Sometimes people come into your life and you know right away that they were meant to be there... to serve some sort of purpose, teach you a lesson or help figure out who you are or who you want to become. You never know who these people may be but when you look eyes with them, you know that every moment that you are with them, they will affect your life in some profound way. And sometimes things happen to you at the time that may seem horrible, painful and unfair, but in reflection you realize that without overcoming those obstacles you would have never realized your potential, strength, will power or heart. I believe that the people you meet affect your life.
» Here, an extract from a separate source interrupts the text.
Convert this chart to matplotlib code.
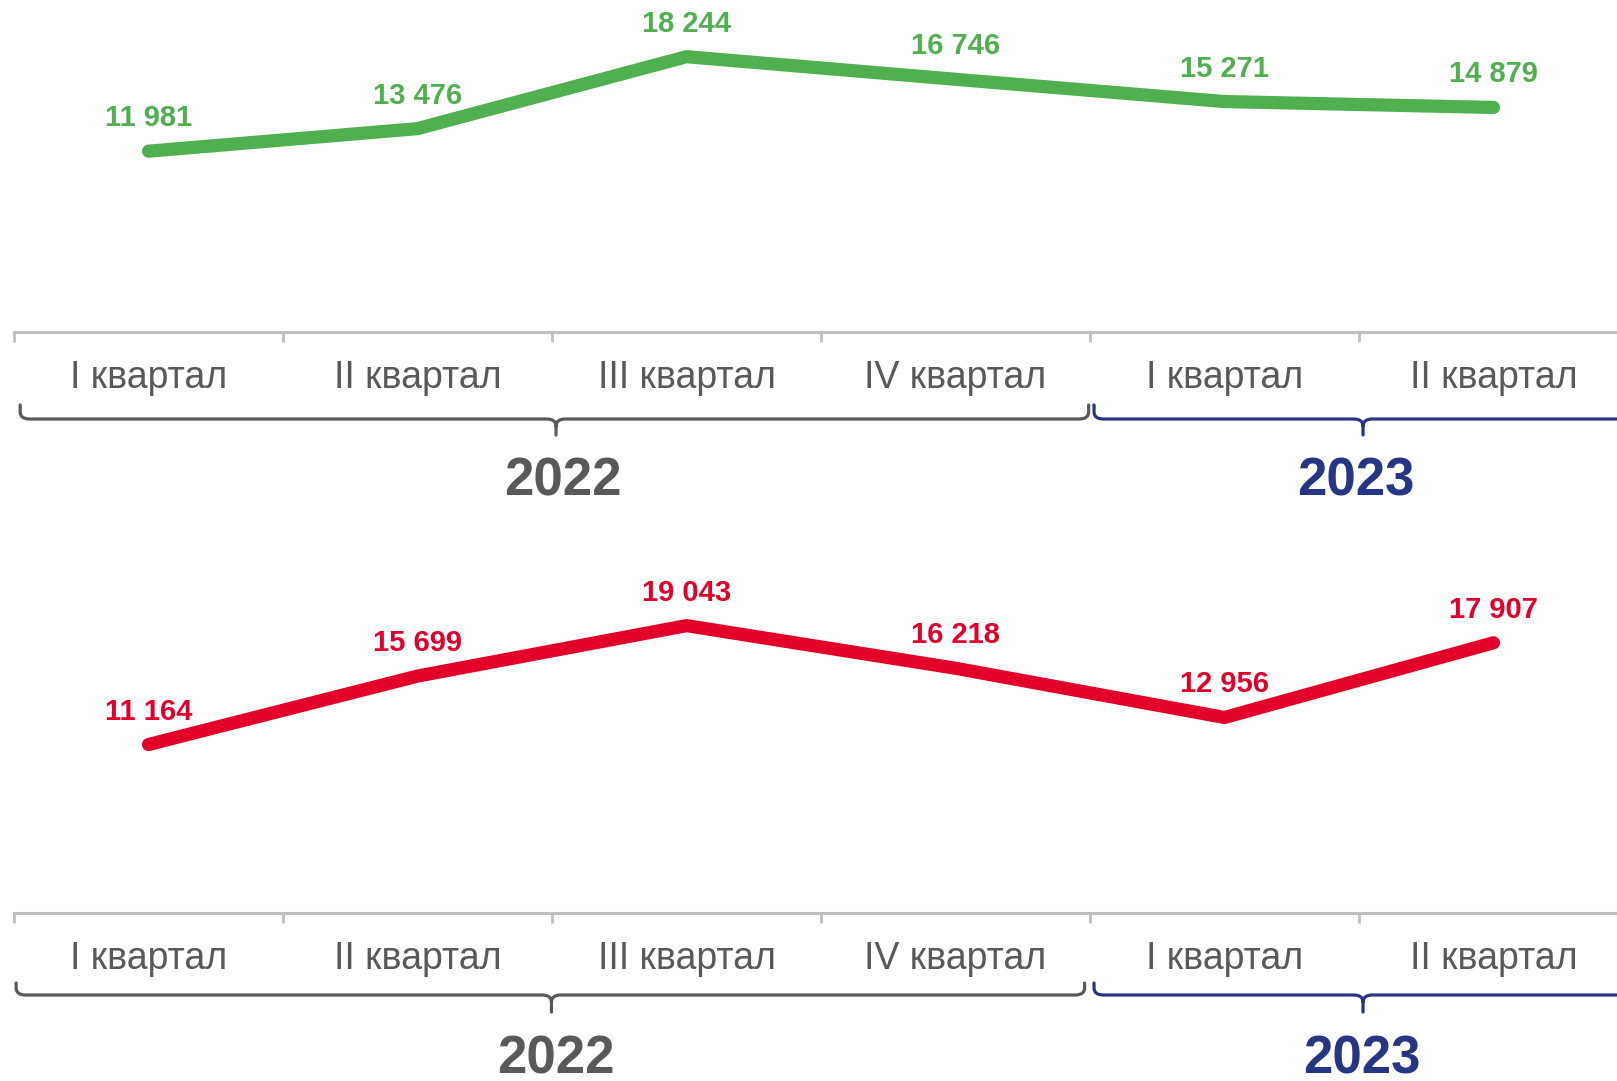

The successes and downfalls that you experience can create who you are, and the bad experiences can be learned from.. In fact, they are probably the most important ones. If someone hurts you, betrays you or breaks your heart, forgive them because they have helped you learn about trust and the importance of being cautious to whom you open your heart. If someone loves you, love them back unconditionally not only because they love you, but also because they are teaching you to love and open your heart and eyes to little things. Appreciate every moment and take from it everything that you possibly can, for you may never be able to experience it again.